Entries with chart source code:
■ ■ ■

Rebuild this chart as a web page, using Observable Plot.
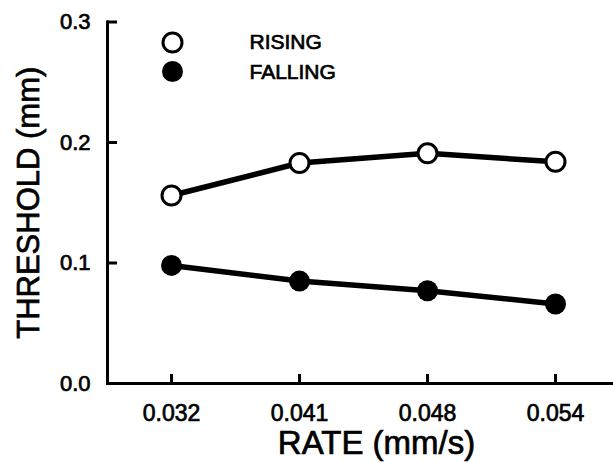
<!DOCTYPE html>
<html>
<head>
<meta charset="utf-8">
<script src="https://cdn.jsdelivr.net/npm/d3@7"></script>
<script src="https://cdn.jsdelivr.net/npm/@observablehq/plot@0.6"></script>
<style>
  html, body { margin: 0; padding: 0; background: white; }
  #chart svg text { stroke: black; stroke-width: 0.7px; paint-order: stroke; }
</style>
</head>
<body>
<div id="chart"></div>
<script>
const rates = ["0.032", "0.041", "0.048", "0.054"];
const rising = [0.156, 0.183, 0.191, 0.184];
const falling = [0.098, 0.085, 0.077, 0.066];
const yTicks = [0.0, 0.1, 0.2, 0.3];
const seriesNames = ["RISING", "FALLING"];
const xLabel = "RATE (mm/s)";
const yLabel = "THRESHOLD (mm)";

const risingData = rates.map((r, i) => ({rate: r, value: rising[i]}));
const fallingData = rates.map((r, i) => ({rate: r, value: falling[i]}));
const legendData = seriesNames.map((name, i) => ({name, i}));

const font = "'Liberation Sans', Arial, Helvetica, sans-serif";

const chart = Plot.plot({
  width: 613,
  height: 462,
  marginLeft: 107,
  marginRight: 0,
  marginTop: 21.5,
  marginBottom: 79,
  style: {fontFamily: font, color: "black", background: "white"},
  x: {type: "point", domain: rates, range: [171, 555], padding: 0},
  y: {domain: [0, 0.3]},
  marks: [
    Plot.frame({anchor: "left", stroke: "black", strokeWidth: 3}),
    Plot.ruleY([0], {stroke: "black", strokeWidth: 3}),
    Plot.axisY(yTicks, {tickSize: -10, text: null, strokeWidth: 3, label: null}),
    Plot.axisY(yTicks, {tickSize: 0, tickPadding: 17, tickFormat: d3.format(".1f"), fontSize: 22, label: null}),
    Plot.axisX(rates, {tickSize: -9, text: null, strokeWidth: 3, label: null}),
    Plot.axisX(rates, {tickSize: 0, tickPadding: 21, fontSize: 23, label: null}),
    Plot.text([xLabel], {frameAnchor: "bottom", lineAnchor: "middle", dx: 16, dy: 60, fontSize: 33, fill: "black"}),
    Plot.text([yLabel], {frameAnchor: "left", textAnchor: "middle", lineAnchor: "middle", rotate: -90, dx: -78, fontSize: 31, fill: "black"}),
    Plot.line(risingData, {x: "rate", y: "value", stroke: "black", strokeWidth: 5.5}),
    Plot.line(fallingData, {x: "rate", y: "value", stroke: "black", strokeWidth: 5.5}),
    Plot.dot(risingData, {x: "rate", y: "value", r: 9.5, fill: "white", stroke: "black", strokeWidth: 3}),
    Plot.dot(fallingData, {x: "rate", y: "value", r: 10.5, fill: "black", stroke: "none"}),
    Plot.dot(legendData.slice(0, 1), {frameAnchor: "top-left", dx: 65, dy: 20.5, r: 9.5, fill: "white", stroke: "black", strokeWidth: 3}),
    Plot.dot(legendData.slice(1, 2), {frameAnchor: "top-left", dx: 65, dy: 49.5, r: 10.5, fill: "black", stroke: "none"}),
    Plot.text(legendData.slice(0, 1), {text: "name", frameAnchor: "top-left", textAnchor: "start", lineAnchor: "middle", dx: 142, dy: 20.5, fontSize: 21, fill: "black"}),
    Plot.text(legendData.slice(1, 2), {text: "name", frameAnchor: "top-left", textAnchor: "start", lineAnchor: "middle", dx: 142, dy: 50.5, fontSize: 21, fill: "black"})
  ]
});
document.getElementById("chart").appendChild(chart);
</script>
</body>
</html>
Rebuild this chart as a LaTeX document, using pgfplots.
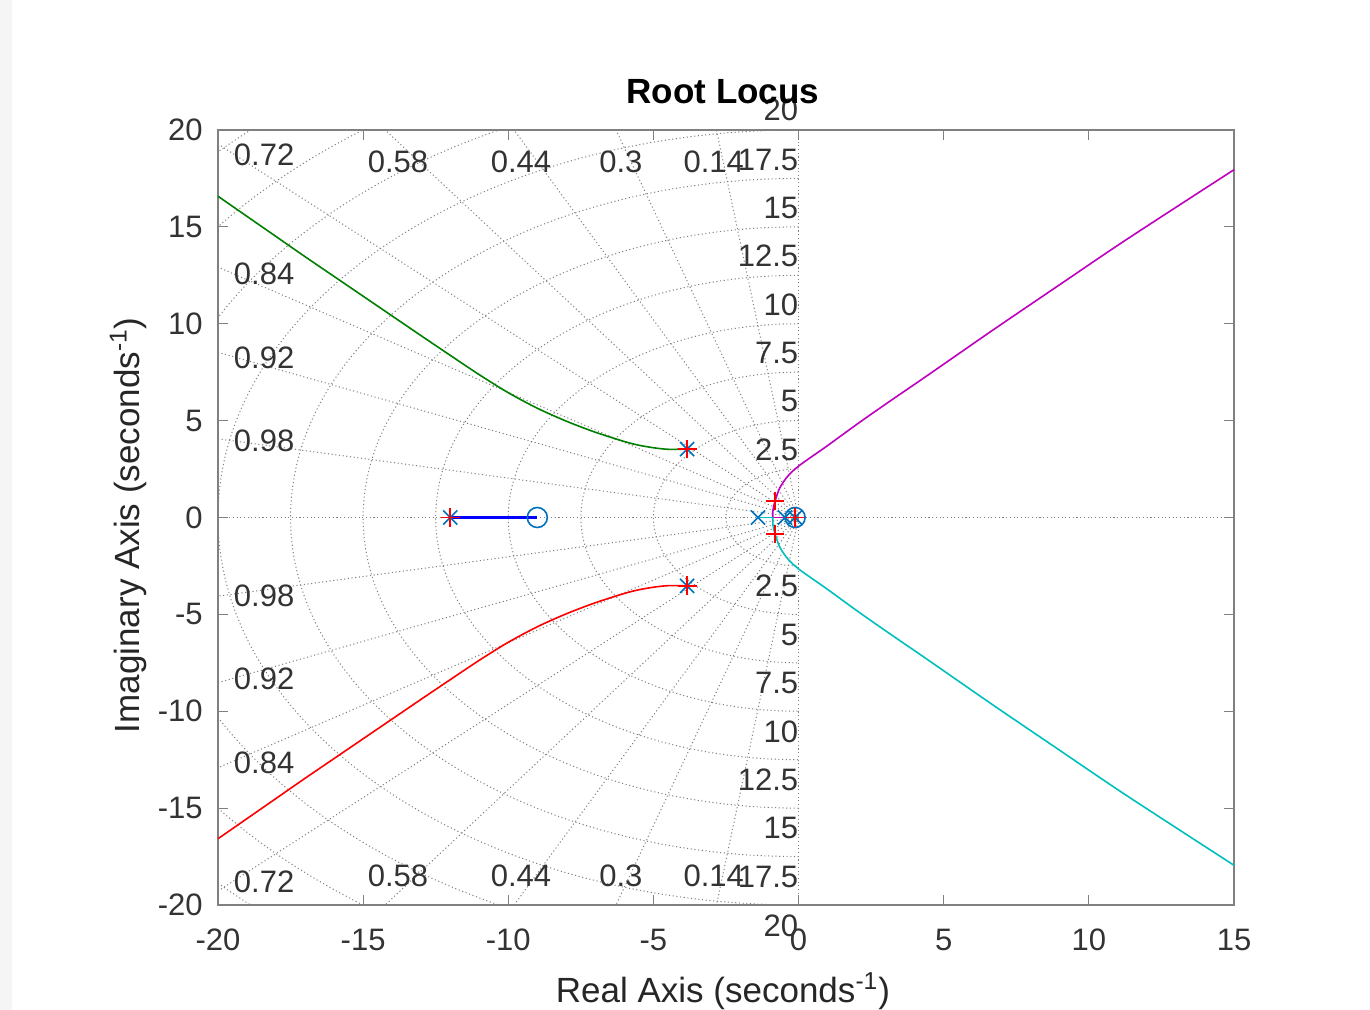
\documentclass[border=0pt]{standalone}
\usepackage{fontspec}
\setmainfont{Liberation Sans}
\usepackage{pgfplots}
\pgfplotsset{compat=1.18}
\definecolor{mblue}{rgb}{0,0.447,0.741}
\definecolor{pureblue}{rgb}{0,0,1}
\definecolor{purered}{rgb}{1,0,0}
\definecolor{mgreen}{rgb}{0,0.5,0}
\definecolor{mcyan}{rgb}{0,0.75,0.75}
\definecolor{mmag}{rgb}{0.75,0,0.75}
\definecolor{gridc}{gray}{0.5}
\definecolor{txt}{gray}{0.2}
\begin{document}
\begin{tikzpicture}[
  sg/.style={gridc, line width=0.5pt, dash pattern=on 0.55pt off 1.3pt},
  zl/.style={font=\fontsize{15.5}{18}\selectfont, text=txt, inner sep=0pt},
]
\path[use as bounding box, fill=white] (0,0) rectangle (685pt,505pt);
\fill[gray!8] (0,0) rectangle (6pt,505pt);
\begin{axis}[
  at={(109pt,52.5pt)}, anchor=south west,
  width=508pt, height=387.5pt, scale only axis,
  xmin=-20, xmax=15, ymin=-20, ymax=20,
  xtick={-20,-15,...,15}, ytick={-20,-15,...,20},
  tick align=inside, major tick length=5pt,
  axis line style={black!50, line width=0.6pt},
  tick style={black!50, line width=0.6pt},
  /pgf/number format/assume math mode=true,
  every tick label/.append style={font=\fontsize{15.5}{18}\selectfont, text=txt, inner sep=0pt},
  xticklabel style={anchor=center, yshift=-17.5pt},
  yticklabel style={anchor=east, xshift=-7.5pt},
  title={Root Locus},
  title style={font=\fontsize{17.5}{20}\selectfont\bfseries, at={(axis description cs:0.497,1)}, anchor=center, yshift=13pt},
  xlabel={Real Axis (seconds\textsuperscript{-1})},
  ylabel={Imaginary Axis (seconds\textsuperscript{-1})},
  label style={font=\fontsize{17.5}{20}\selectfont, text=black!85},
  xlabel style={at={(axis description cs:0.497,0)}, anchor=center, yshift=-43pt},
  ylabel style={at={(axis description cs:-0.0886,0.49)}, anchor=center},
  clip=false,
]
% ---- s-plane grid (sgrid) ----
\begin{scope}
\clip (rel axis cs:0,0) rectangle (rel axis cs:1,1);
\draw[sg] (axis cs:-20,0) -- (axis cs:15,0);
\draw[sg] (axis cs:0,-20) -- (axis cs:0,20);
\draw[sg] (axis cs:0,2.5) arc[start angle=90, end angle=270, x radius=2.5, y radius=2.5];
\draw[sg] (axis cs:0,5) arc[start angle=90, end angle=270, x radius=5, y radius=5];
\draw[sg] (axis cs:0,7.5) arc[start angle=90, end angle=270, x radius=7.5, y radius=7.5];
\draw[sg] (axis cs:0,10) arc[start angle=90, end angle=270, x radius=10, y radius=10];
\draw[sg] (axis cs:0,12.5) arc[start angle=90, end angle=270, x radius=12.5, y radius=12.5];
\draw[sg] (axis cs:0,15) arc[start angle=90, end angle=270, x radius=15, y radius=15];
\draw[sg] (axis cs:0,17.5) arc[start angle=90, end angle=270, x radius=17.5, y radius=17.5];
\draw[sg] (axis cs:0,20) arc[start angle=90, end angle=270, x radius=20, y radius=20];
\draw[sg] (axis cs:0,22.5) arc[start angle=90, end angle=270, x radius=22.5, y radius=22.5];
\draw[sg] (axis cs:0,25) arc[start angle=90, end angle=270, x radius=25, y radius=25];
\draw[sg] (axis cs:0,27.5) arc[start angle=90, end angle=270, x radius=27.5, y radius=27.5];
\draw[sg] (axis cs:-5.6,39.6) -- (axis cs:0,0) -- (axis cs:-5.6,-39.6);
\draw[sg] (axis cs:-12,38.16) -- (axis cs:0,0) -- (axis cs:-12,-38.16);
\draw[sg] (axis cs:-17.6,35.92) -- (axis cs:0,0) -- (axis cs:-17.6,-35.92);
\draw[sg] (axis cs:-23.2,32.58) -- (axis cs:0,0) -- (axis cs:-23.2,-32.58);
\draw[sg] (axis cs:-28.8,27.76) -- (axis cs:0,0) -- (axis cs:-28.8,-27.76);
\draw[sg] (axis cs:-33.6,21.70) -- (axis cs:0,0) -- (axis cs:-33.6,-21.70);
\draw[sg] (axis cs:-36.8,15.68) -- (axis cs:0,0) -- (axis cs:-36.8,-15.68);
\draw[sg] (axis cs:-39.2,7.96) -- (axis cs:0,0) -- (axis cs:-39.2,-7.96);
\end{scope}
% damping labels
\node[zl] at (axis cs:-18.41,18.71) {0.72};
\node[zl] at (axis cs:-13.80,18.35) {0.58};
\node[zl] at (axis cs:-9.56,18.35) {0.44};
\node[zl] at (axis cs:-6.12,18.35) {0.3};
\node[zl] at (axis cs:-2.92,18.35) {0.14};
\node[zl] at (axis cs:-18.41,12.57) {0.84};
\node[zl] at (axis cs:-18.41,8.23) {0.92};
\node[zl] at (axis cs:-18.41,3.95) {0.98};
\node[zl] at (axis cs:-18.41,-4.05) {0.98};
\node[zl] at (axis cs:-18.41,-8.34) {0.92};
\node[zl] at (axis cs:-18.41,-12.67) {0.84};
\node[zl] at (axis cs:-18.41,-18.81) {0.72};
\node[zl] at (axis cs:-13.80,-18.50) {0.58};
\node[zl] at (axis cs:-9.56,-18.50) {0.44};
\node[zl] at (axis cs:-6.12,-18.50) {0.3};
\node[zl] at (axis cs:-2.92,-18.50) {0.14};
% natural frequency labels
\node[zl, anchor=east] at (axis cs:0,3.48) {2.5};
\node[zl, anchor=east] at (axis cs:0,6.0) {5};
\node[zl, anchor=east] at (axis cs:0,8.49) {7.5};
\node[zl, anchor=east] at (axis cs:0,11.0) {10};
\node[zl, anchor=east] at (axis cs:0,13.5) {12.5};
\node[zl, anchor=east] at (axis cs:0,15.97) {15};
\node[zl, anchor=east] at (axis cs:0,18.45) {17.5};
\node[zl, anchor=east] at (axis cs:0,21.03) {20};
\node[zl, anchor=east] at (axis cs:0,-3.54) {2.5};
\node[zl, anchor=east] at (axis cs:0,-6.05) {5};
\node[zl, anchor=east] at (axis cs:0,-8.55) {7.5};
\node[zl, anchor=east] at (axis cs:0,-11.05) {10};
\node[zl, anchor=east] at (axis cs:0,-13.55) {12.5};
\node[zl, anchor=east] at (axis cs:0,-16.03) {15};
\node[zl, anchor=east] at (axis cs:0,-18.55) {17.5};
\node[zl, anchor=east] at (axis cs:0,-21.1) {20};
% ---- root locus branches ----
\addplot[draw=pureblue, line width=1.1pt] coordinates {(-12,0) (-9,0)};
\addplot[mgreen, line width=0.8pt, smooth] coordinates {
(-3.84,3.53) (-4.5,3.52) (-5.0,3.60) (-5.5,3.73) (-6.0,3.92) (-7.0,4.40) (-8.0,4.97)
(-9.0,5.64) (-10.0,6.44) (-11.0,7.37) (-12.0,8.37) (-13.0,9.38) (-14.0,10.40)
(-15.0,11.42) (-16.0,12.44) (-17.0,13.46) (-18.0,14.50) (-19.0,15.54) (-20.0,16.58)};
\addplot[purered, line width=0.8pt, smooth] coordinates {
(-3.84,-3.53) (-4.5,-3.52) (-5.0,-3.60) (-5.5,-3.73) (-6.0,-3.92) (-7.0,-4.40) (-8.0,-4.97)
(-9.0,-5.64) (-10.0,-6.44) (-11.0,-7.37) (-12.0,-8.37) (-13.0,-9.38) (-14.0,-10.40)
(-15.0,-11.42) (-16.0,-12.44) (-17.0,-13.46) (-18.0,-14.50) (-19.0,-15.54) (-20.0,-16.58)};
\addplot[mmag, line width=0.8pt] coordinates {(-0.47,0) (-0.89,0)};
\addplot[mmag, line width=0.8pt, smooth] coordinates {
(-0.89,0) (-0.88,0.4) (-0.81,0.85) (-0.64,1.55) (-0.35,2.17) (0.05,2.71) (0.97,3.68)
(2.11,4.92) (3.26,6.12) (4.41,7.30) (6.71,9.69) (9.0,12.02) (11.3,14.35) (15,17.95)};
\addplot[mcyan, line width=0.8pt] coordinates {(-1.4,0) (-0.89,0)};
\addplot[mcyan, line width=0.8pt, smooth] coordinates {
(-0.89,0) (-0.88,-0.4) (-0.81,-0.85) (-0.64,-1.55) (-0.35,-2.17) (0.05,-2.71) (0.97,-3.68)
(2.11,-4.92) (3.26,-6.12) (4.41,-7.30) (6.71,-9.69) (9.0,-12.02) (11.3,-14.35) (15,-17.95)};
% ---- poles, zeros, closed-loop poles ----
\addplot[only marks, mark=x, mark size=5pt, mblue, mark options={line width=0.8pt}] coordinates {
(-12,0) (-3.84,3.53) (-3.84,-3.53) (-1.4,0) (-0.47,0) (-0.12,0)};
\addplot[only marks, mark=o, mark size=5pt, mblue, mark options={line width=0.8pt}] coordinates {
(-9,0) (-0.12,0)};
\addplot[only marks, mark=+, mark size=4.7pt, purered, mark options={line width=0.8pt}] coordinates {
(-12,0) (-3.84,3.53) (-3.84,-3.53) (-0.81,0.85) (-0.81,-0.85) (-0.12,0)};
\end{axis}
\end{tikzpicture}
\end{document}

■ ■ ■

### Exercise description
Look through the entries above and count each line holding "using"; report the count alone.

### Task output
2